-- Start --

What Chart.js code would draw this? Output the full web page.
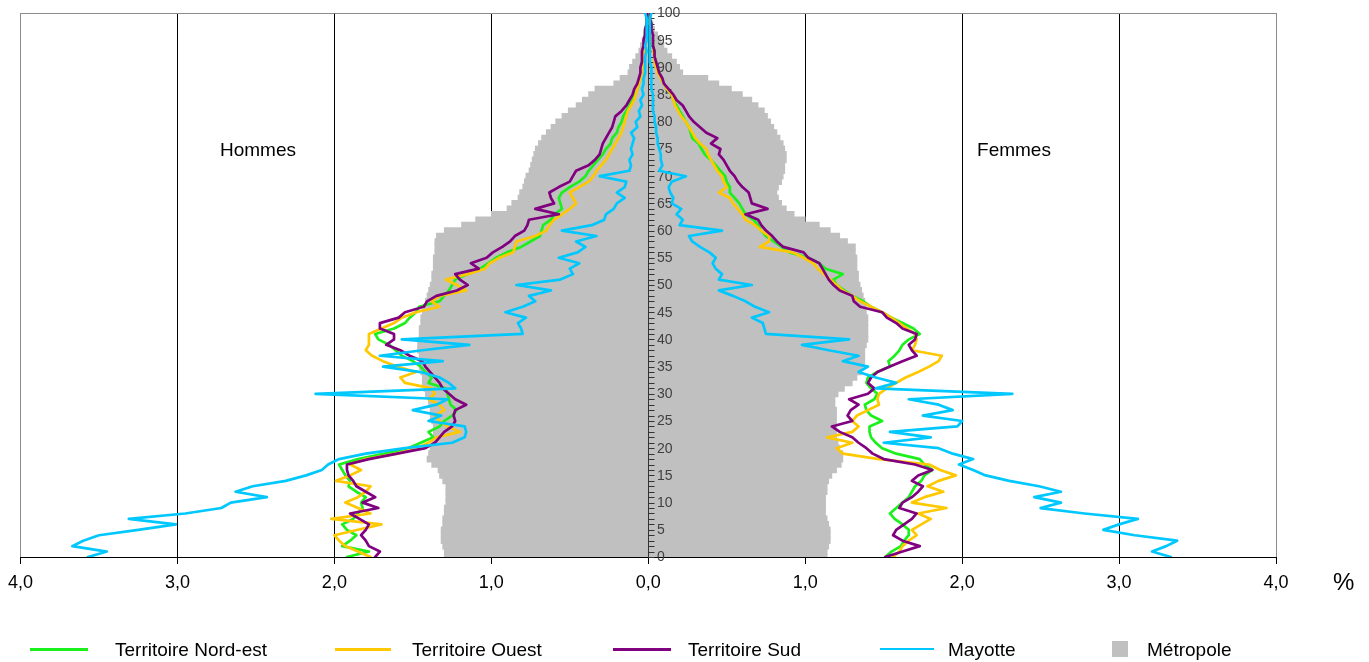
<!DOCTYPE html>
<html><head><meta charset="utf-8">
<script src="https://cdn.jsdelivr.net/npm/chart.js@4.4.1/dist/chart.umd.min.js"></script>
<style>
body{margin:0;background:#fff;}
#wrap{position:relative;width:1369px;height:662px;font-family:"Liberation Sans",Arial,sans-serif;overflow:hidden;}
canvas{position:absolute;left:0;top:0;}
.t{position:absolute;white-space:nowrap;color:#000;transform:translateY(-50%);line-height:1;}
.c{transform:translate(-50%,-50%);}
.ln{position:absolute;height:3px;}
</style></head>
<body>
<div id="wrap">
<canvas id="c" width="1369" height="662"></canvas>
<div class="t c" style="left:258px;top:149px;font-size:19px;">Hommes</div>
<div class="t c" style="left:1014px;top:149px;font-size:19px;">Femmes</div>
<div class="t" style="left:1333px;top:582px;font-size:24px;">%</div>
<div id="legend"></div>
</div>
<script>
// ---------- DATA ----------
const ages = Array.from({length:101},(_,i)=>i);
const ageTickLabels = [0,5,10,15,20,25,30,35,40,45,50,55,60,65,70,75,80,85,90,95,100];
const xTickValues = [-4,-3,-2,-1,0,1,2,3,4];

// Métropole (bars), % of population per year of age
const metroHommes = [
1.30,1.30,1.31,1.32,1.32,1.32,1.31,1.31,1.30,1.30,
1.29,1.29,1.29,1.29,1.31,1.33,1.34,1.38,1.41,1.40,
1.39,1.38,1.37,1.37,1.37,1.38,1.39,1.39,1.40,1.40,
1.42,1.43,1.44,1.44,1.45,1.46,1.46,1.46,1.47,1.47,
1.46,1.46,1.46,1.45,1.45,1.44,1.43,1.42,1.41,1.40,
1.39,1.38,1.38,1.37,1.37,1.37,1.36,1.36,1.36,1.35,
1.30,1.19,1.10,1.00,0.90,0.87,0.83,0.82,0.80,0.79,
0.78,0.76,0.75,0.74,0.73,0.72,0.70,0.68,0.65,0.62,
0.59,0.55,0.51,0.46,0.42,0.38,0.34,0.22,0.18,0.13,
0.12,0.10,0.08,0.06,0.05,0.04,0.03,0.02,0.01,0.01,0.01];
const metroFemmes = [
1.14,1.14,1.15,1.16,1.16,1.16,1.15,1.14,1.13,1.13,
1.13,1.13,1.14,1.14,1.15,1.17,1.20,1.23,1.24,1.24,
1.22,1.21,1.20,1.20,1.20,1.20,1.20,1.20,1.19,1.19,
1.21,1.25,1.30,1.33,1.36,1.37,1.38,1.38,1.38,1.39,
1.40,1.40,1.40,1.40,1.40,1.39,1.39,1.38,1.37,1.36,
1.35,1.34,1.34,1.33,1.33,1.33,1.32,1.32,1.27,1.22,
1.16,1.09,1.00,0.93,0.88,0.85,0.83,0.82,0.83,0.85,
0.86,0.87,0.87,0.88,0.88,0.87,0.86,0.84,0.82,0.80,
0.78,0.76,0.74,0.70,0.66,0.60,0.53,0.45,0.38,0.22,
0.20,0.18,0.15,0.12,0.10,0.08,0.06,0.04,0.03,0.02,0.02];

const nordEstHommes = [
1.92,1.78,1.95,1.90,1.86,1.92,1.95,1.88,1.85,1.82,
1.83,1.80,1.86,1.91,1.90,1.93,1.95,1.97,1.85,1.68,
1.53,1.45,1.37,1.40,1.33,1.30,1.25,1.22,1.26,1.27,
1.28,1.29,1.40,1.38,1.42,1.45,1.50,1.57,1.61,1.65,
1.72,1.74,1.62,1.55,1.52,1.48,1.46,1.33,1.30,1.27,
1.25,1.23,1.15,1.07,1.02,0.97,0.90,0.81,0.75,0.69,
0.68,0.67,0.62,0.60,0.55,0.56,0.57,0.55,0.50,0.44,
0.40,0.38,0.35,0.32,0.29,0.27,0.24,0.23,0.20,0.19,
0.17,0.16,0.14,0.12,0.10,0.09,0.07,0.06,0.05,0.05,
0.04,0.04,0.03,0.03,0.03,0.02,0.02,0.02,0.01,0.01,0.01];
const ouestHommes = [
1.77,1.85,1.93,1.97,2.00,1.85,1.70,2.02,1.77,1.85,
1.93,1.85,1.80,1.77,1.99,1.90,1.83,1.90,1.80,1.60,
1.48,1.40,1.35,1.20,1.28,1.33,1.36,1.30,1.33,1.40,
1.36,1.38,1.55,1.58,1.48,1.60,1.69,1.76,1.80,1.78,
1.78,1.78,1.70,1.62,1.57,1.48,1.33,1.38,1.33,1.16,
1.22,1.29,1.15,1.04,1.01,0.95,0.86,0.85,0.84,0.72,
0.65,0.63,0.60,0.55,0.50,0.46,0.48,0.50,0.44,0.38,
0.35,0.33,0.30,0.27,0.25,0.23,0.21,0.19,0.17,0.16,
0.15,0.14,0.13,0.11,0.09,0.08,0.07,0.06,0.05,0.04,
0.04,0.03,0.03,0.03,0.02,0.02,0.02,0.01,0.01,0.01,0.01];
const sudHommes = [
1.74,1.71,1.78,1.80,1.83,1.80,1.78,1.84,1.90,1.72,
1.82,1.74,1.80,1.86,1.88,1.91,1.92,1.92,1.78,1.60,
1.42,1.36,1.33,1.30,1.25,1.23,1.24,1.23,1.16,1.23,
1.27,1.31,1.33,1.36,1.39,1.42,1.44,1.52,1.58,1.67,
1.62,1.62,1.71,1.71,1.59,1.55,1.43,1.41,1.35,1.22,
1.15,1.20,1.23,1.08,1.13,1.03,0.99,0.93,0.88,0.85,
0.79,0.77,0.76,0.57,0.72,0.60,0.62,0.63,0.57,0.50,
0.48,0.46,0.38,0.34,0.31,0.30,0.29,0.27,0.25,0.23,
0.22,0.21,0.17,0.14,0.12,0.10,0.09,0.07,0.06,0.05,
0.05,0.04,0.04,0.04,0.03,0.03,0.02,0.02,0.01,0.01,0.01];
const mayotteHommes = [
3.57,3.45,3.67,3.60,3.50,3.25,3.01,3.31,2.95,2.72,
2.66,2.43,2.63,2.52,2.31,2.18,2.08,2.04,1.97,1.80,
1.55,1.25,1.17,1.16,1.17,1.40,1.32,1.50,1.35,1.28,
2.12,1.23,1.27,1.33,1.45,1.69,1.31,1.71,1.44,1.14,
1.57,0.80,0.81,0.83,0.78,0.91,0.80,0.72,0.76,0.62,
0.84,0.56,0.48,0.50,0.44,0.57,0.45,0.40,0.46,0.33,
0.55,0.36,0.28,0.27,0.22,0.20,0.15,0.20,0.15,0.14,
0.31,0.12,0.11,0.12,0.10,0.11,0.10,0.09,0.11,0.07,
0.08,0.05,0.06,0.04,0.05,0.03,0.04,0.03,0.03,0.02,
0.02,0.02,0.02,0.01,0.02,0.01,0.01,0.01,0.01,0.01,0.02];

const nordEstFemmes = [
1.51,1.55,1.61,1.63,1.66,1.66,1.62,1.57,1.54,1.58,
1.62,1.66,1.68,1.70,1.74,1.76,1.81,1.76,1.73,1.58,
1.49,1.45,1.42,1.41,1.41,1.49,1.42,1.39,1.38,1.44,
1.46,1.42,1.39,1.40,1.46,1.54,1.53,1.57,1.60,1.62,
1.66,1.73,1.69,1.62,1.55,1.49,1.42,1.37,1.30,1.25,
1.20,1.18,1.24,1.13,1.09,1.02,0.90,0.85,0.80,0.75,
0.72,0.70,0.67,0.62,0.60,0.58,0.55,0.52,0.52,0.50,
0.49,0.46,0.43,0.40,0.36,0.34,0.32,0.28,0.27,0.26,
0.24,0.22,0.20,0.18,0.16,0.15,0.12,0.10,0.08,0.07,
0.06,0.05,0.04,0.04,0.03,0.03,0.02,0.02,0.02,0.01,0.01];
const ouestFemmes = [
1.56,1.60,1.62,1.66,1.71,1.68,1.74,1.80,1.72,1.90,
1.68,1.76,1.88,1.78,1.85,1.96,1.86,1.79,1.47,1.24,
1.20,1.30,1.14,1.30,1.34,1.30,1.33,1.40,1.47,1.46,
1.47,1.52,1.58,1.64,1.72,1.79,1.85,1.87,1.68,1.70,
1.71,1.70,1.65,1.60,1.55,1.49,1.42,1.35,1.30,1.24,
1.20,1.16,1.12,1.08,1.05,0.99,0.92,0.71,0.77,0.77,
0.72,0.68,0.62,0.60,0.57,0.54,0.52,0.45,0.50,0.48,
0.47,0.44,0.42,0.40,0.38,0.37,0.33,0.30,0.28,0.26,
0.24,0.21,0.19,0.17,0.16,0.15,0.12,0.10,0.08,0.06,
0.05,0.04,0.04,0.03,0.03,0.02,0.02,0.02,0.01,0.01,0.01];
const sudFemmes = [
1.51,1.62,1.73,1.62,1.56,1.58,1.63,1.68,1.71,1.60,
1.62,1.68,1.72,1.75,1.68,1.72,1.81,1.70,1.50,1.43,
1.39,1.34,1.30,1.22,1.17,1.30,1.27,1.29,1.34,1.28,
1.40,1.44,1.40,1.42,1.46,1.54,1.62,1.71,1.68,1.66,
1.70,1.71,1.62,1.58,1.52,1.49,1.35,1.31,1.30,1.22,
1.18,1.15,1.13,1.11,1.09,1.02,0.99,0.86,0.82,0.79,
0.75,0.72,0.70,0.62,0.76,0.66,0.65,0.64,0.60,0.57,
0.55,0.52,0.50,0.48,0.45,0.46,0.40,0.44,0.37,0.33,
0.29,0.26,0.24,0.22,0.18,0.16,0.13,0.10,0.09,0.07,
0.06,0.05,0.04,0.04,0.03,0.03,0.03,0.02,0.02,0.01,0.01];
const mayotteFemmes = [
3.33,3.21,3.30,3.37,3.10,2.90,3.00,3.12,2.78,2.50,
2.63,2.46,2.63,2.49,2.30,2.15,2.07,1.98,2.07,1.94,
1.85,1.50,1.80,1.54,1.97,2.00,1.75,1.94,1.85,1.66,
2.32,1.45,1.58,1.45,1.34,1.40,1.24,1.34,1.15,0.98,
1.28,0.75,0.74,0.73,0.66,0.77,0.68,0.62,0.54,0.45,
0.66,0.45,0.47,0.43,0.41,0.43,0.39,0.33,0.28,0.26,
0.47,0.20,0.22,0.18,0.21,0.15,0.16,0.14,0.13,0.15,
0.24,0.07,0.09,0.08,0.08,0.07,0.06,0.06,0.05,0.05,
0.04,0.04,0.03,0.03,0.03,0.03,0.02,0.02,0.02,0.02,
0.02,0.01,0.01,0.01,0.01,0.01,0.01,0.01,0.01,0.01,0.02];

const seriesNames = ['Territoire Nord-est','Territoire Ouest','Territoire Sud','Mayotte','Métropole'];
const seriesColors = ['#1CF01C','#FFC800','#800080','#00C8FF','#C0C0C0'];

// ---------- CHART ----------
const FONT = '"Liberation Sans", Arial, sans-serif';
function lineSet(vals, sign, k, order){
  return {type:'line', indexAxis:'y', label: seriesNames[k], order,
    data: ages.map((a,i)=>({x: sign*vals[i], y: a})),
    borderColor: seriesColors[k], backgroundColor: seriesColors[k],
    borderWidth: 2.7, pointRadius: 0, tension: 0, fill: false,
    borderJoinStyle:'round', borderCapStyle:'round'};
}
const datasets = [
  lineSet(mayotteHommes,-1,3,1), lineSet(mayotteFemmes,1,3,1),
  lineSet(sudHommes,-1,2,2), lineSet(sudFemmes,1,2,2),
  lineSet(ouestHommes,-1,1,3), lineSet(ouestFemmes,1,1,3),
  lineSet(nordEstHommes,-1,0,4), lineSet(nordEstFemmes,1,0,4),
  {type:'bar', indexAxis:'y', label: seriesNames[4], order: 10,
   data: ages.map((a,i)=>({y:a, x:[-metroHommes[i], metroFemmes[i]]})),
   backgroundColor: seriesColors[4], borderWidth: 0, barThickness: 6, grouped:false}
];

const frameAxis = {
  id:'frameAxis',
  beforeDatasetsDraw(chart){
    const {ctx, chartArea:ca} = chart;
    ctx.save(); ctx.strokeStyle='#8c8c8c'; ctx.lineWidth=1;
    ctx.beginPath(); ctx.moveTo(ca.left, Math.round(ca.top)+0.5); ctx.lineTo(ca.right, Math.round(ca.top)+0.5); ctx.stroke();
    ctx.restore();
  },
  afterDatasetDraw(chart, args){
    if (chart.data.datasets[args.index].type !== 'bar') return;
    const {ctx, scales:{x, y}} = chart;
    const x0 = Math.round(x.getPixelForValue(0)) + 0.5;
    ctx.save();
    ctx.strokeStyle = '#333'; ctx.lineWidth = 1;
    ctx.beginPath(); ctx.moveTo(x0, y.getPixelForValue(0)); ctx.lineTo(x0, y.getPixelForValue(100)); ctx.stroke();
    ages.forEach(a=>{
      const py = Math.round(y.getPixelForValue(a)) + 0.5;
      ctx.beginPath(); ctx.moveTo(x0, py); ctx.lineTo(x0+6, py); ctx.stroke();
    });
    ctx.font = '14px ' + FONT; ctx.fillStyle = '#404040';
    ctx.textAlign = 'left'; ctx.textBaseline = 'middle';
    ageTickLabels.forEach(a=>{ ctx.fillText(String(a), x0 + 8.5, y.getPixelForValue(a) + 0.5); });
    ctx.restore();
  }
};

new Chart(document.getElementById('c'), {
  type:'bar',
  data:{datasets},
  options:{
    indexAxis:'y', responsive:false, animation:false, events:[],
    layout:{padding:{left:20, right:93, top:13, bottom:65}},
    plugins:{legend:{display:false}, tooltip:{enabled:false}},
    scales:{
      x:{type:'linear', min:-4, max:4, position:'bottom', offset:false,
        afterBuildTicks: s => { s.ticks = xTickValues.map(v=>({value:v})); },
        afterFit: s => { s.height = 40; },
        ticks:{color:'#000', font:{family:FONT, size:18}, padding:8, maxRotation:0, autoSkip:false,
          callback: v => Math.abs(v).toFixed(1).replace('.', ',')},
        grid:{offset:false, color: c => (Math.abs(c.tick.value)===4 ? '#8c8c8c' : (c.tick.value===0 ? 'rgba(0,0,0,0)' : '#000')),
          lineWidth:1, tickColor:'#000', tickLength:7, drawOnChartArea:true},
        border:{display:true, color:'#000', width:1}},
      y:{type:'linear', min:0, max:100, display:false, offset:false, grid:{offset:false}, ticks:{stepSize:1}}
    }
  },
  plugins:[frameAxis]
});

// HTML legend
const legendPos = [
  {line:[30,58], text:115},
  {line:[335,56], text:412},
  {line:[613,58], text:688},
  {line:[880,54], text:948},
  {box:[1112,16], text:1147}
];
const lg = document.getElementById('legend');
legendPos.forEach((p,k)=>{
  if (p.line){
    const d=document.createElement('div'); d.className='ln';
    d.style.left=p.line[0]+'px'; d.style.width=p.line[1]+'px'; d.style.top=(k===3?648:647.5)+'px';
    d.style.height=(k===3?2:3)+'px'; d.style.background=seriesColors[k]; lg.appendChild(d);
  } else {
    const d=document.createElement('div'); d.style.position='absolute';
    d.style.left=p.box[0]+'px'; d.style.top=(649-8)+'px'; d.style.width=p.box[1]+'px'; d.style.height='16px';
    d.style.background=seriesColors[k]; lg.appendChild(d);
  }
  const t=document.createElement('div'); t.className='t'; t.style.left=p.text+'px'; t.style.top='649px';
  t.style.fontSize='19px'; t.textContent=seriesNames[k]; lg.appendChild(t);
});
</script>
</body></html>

-- End --

■ **REQUIREMENTS**:
Return only the lines running from the top of the data to the line that holds "const xTickValues = [-4,-3,-2,-1,0,1,2,3,4];". Include both of those lines, but skip the pictures.

■ **ANSWER TO THE PROBLEM**:
What Chart.js code would draw this? Output the full web page.
<!DOCTYPE html>
<html><head><meta charset="utf-8">
<script src="https://cdn.jsdelivr.net/npm/chart.js@4.4.1/dist/chart.umd.min.js"></script>
<style>
body{margin:0;background:#fff;}
#wrap{position:relative;width:1369px;height:662px;font-family:"Liberation Sans",Arial,sans-serif;overflow:hidden;}
canvas{position:absolute;left:0;top:0;}
.t{position:absolute;white-space:nowrap;color:#000;transform:translateY(-50%);line-height:1;}
.c{transform:translate(-50%,-50%);}
.ln{position:absolute;height:3px;}
</style></head>
<body>
<div id="wrap">
<canvas id="c" width="1369" height="662"></canvas>
<div class="t c" style="left:258px;top:149px;font-size:19px;">Hommes</div>
<div class="t c" style="left:1014px;top:149px;font-size:19px;">Femmes</div>
<div class="t" style="left:1333px;top:582px;font-size:24px;">%</div>
<div id="legend"></div>
</div>
<script>
// ---------- DATA ----------
const ages = Array.from({length:101},(_,i)=>i);
const ageTickLabels = [0,5,10,15,20,25,30,35,40,45,50,55,60,65,70,75,80,85,90,95,100];
const xTickValues = [-4,-3,-2,-1,0,1,2,3,4];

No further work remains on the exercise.